Over my winter break my girlfriend and I went a visited my mom who just moved to Oakland, CA. We ate SUCH GOOD FOOD. And the BREAD. It was incredible. We learned how to make sourdough and ate everything in sight and it was wonderful. Every vacation I go on I spend weeks beforehand looking up where to eat and drink. It’s one of my favorite activities.
Luckily my gf is a big fan of eating good food so she was happy to try as many restaurants and cafes as possible.
Here’s a few of the things we ate.
Macaron from Bouchon Bakery
Lavender honey ice cream from Salt and Straw
Tacos from Cholita Linda in Temescal
About a month ago Food52 made a call for family recipes and I happened to see the post just about right when it went up. I knew my family had an old recipe we always used for Passover and that there was a photo of the recipe card floating around. So I wrote a little something and emailed the recipe to Food52. A couple weeks ago my recipe was published along with the photos the Food52 team took when they made it in their test kitchen.
I’m so excited about it! Hopefully this will lead to more published work of mine out in the world somewhere besides my blog. But for now I’m just thrilled that this recipe is out there.
This recipe is for Aunt Paula’s Carrot Ring, a staple at my family’s Passover table.
The wonderful team over at Food52 even baked and photographed my family’s recipe!
I don’t think the carrot ring has ever looked so beautiful.
Latkes are best eaten at any hour of the day all year round. Expect every year I say I should eat latkes more often and then don’t. Which honestly might be for the best because fried potatoes aren’t exactly nutritious.
But, tis the season for latkes so I whipped up a batch this morning and made some sunny-side up eggs to make it more healthy. That’s how health works right?
My latke recipe is not a recipe. Grate potatoes, slice onions, add eggs, salt, and pepper. Add a little flour for binding and the fry in about 1/8 inch of oil. I scoop out the mix with hands and give it a little squeeze to wring out the excess liquid.
I like my latkes crispy around the edges and golden brown. I usually make them pretty thin, they’re not very pancake-ey. Mushy latkes that are more like puddles of fried mashed potatoes are not my cup of tea.
I got a new camera as a graduation present (even though I don’t graduate for a while) and I’m so so so excited about it but have SO MUCH to learn.
I now want to photograph everything and every time I pick up the camera I realize how much I need to learn.
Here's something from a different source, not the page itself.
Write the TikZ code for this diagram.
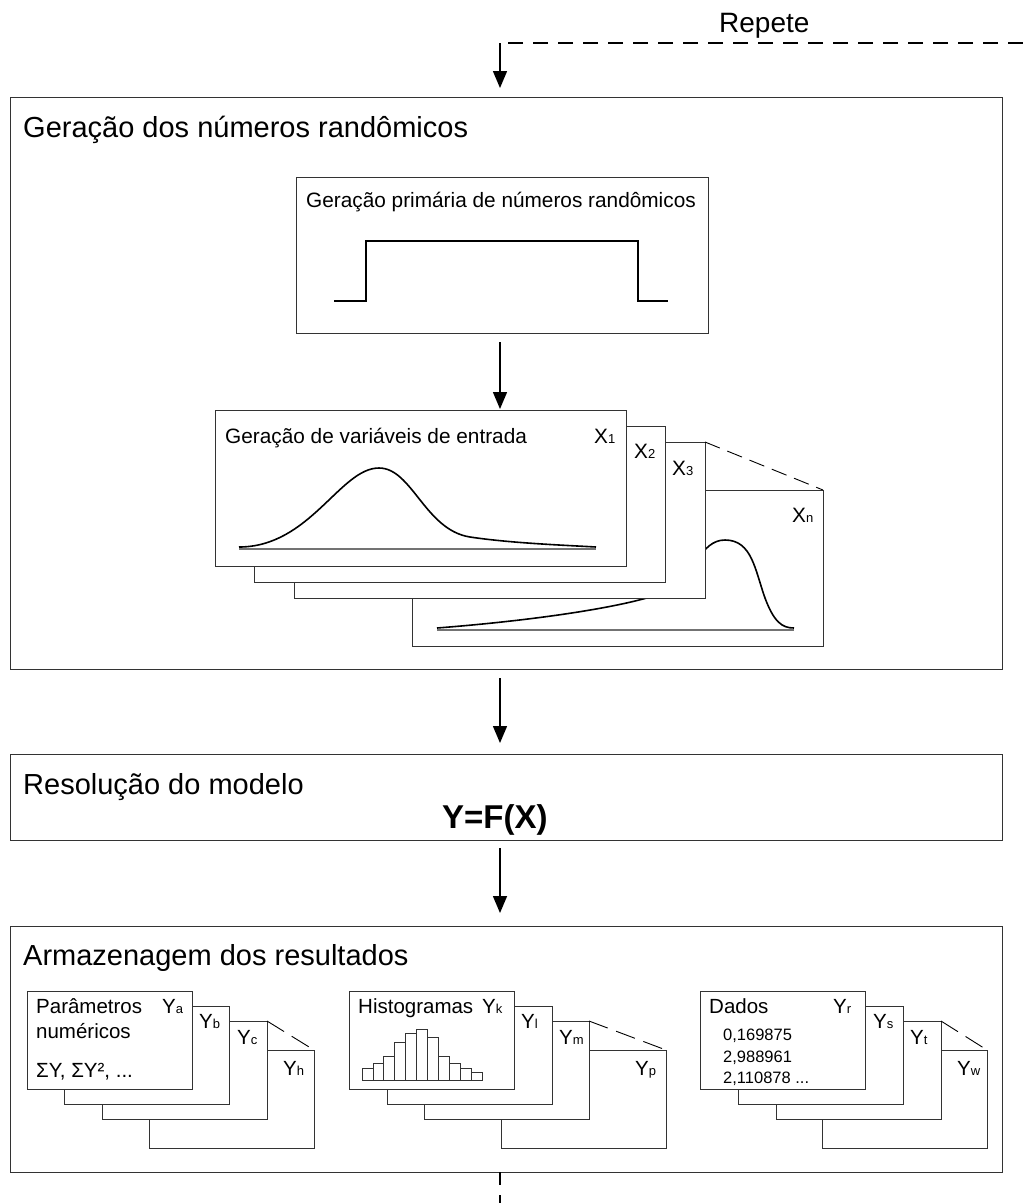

I don’t know how to take amazing photos of food or anything yet and all I really know is that the lighting sucks everywhere and is going to be my biggest challenge when trying to take great food photos at school.
But I did manage to take some photos I’m proud of. I made this chicken in a cast iron pan with onions, garlic, and lots of lemon slices. It was so good. Onions and lemon are a wonderful pairing.
LOOK AT THAT LEMON. It’s SO PRETTY. I could never ever have taken a photo like this on just my phone. Or maybe I could have but I really don’t know how.
Food photography is difficult. Not just because of the food but also styling it and setting up nice backdrops. Clearly this isn’t great, I mean the wood on wood is strange looking but I’m just so excited about the new potential to take great food photos.
I really really love Molly Yeh’s new cookbook. I’ve been trying to cook as many of her recipes as I possibly can and even though I’m cooking from a campus kitchen I think it’s been going pretty well. But now I’m home for Thanksgiving and thought it would be nice to make my family some blintzes from Molly on the Range and take some photos lit by actual sunshine and not florescent bulbs.
You can find the recipe for these blintzes in Molly on the Range which you should have already bought but if you haven’t you can find it here!
I loved blintzes as a kid and my mom always bought the same brand but then they stopped selling them at whatever store she had been going to. It was a tragedy and I’m not sure why I didn’t think to make my own since I’ve been making crepes myself for years. These taste exactly like the kind I used to eat and make me feel nostalgic and very full. I like when I try a recipe and it tastes the way I imagine it should in my head. I tried out Molly’s chicken pot pie recipe once and had the same experience.
So if you’ve learned anything from this post it’s that you should buy Molly’s book and make blintzes all the time.
P.S. I also tried Molly’s schnitzel recipe from the book and her fried brussels sprouts from the blog and they were great but I don’t have photos due to the aforementioned terrible lighting in my campus housing.